The Seventeenth Amendment provides for special (impromptu) elections to fill Senate vacancies–if state legislatures want to do it that way. If they don’t, then the executive is entitled to appoint to a vacant seat until an election is scheduled. If the Illinois legislature got its act together, an election to fill Barack Obama’s Senate seat could be held mere weeks from now. In the meantime the governor of the state has done what the Constitution calls on him to do. It seems plain that Roland Burris is entitled to take his seat next week unless a direct corrupt nexus is found in the choice of him by the governor.
Twice I have predicted Burris will prevail and take his seat. I still think he will.
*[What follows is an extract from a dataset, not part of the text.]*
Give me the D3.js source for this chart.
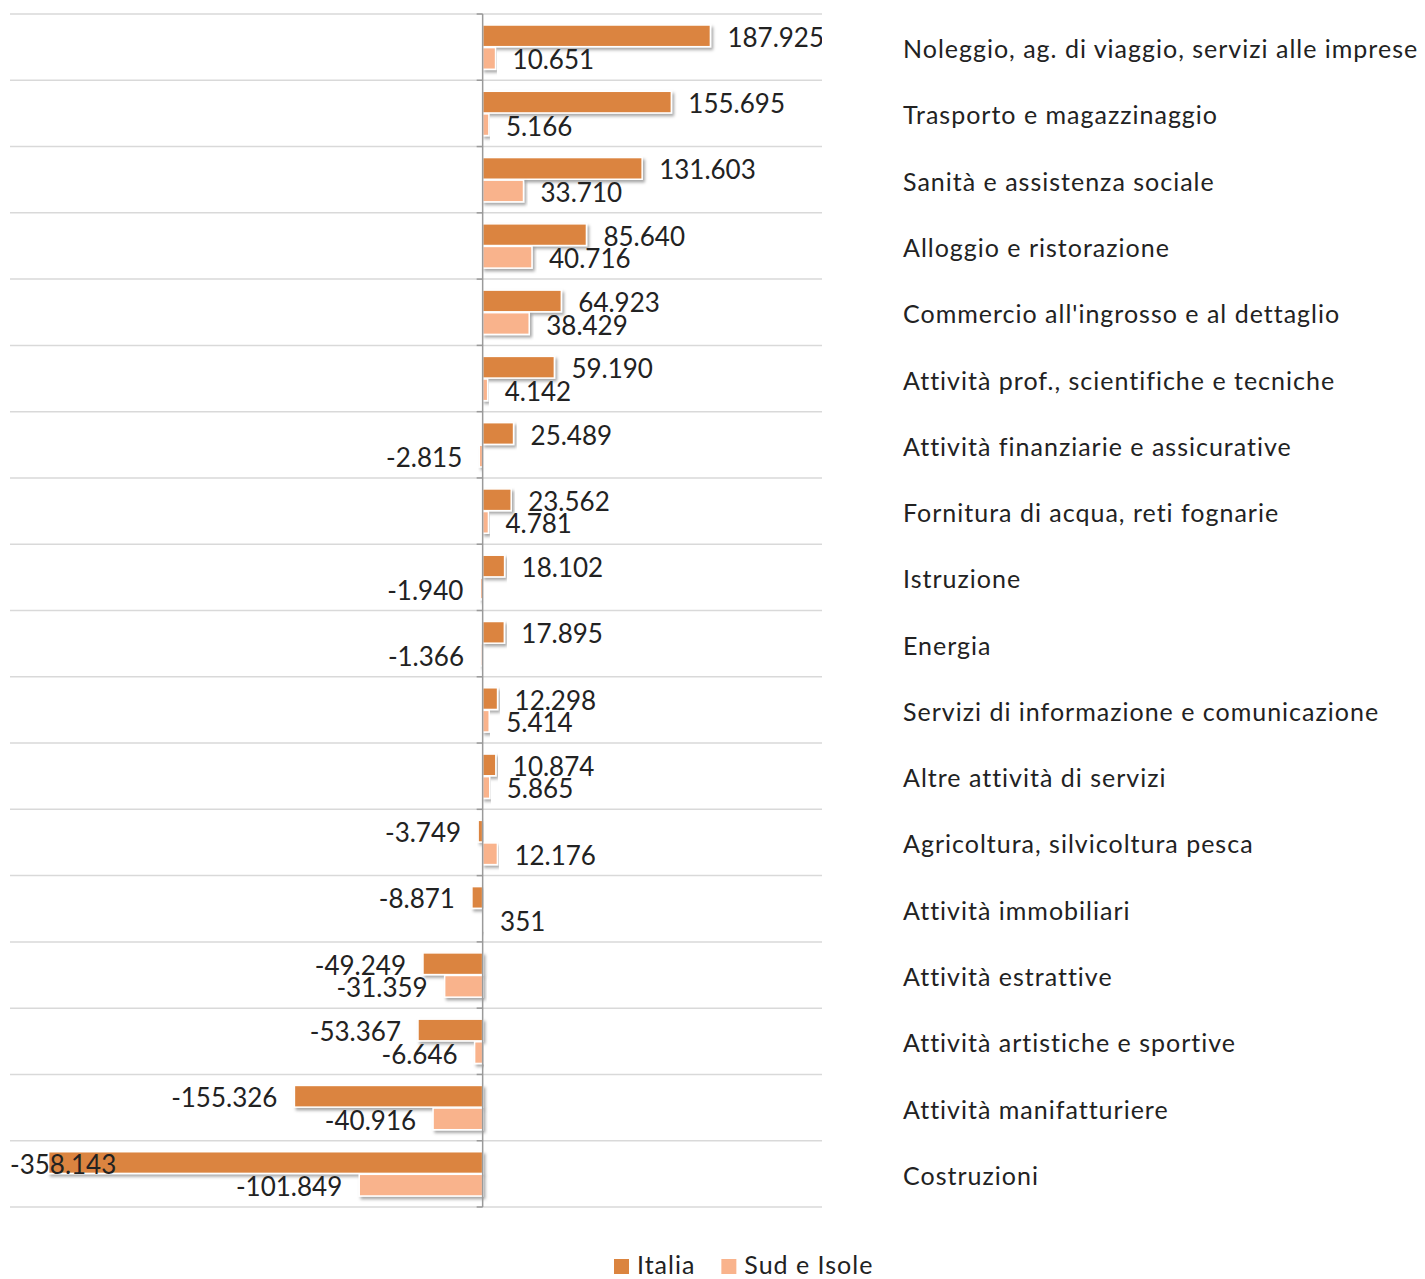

But I will admit that a scenario almost equally likely–maybe now 49% probable–is that the Democrats will succeed in referring the matter to the Rules and Administration committee. There a pretense of an inquiry will be put on, but the real business will be to delay until Illinois’s Democratic legislature can either schedule an election and/or remove Gov. Blagojevich so that an alternative appointment can be sent up by his acting successor. (Delay is, after all, what senators do best of all.) In the latter case the Democrats in the U.S. Senate can then pretend to act on a principle of legitimacy in preferring some Anti-Burris to Burris, as though the two competing appointees were like two candidates in a contested election whose outcome the Senate was deciding. No principle, in truth, would be in play at all–just a by-any-means-necessary distancing from the Bacillus Blagojevich. But it’s hard to come out looking spick and span when you’re willing to get this deep in mud.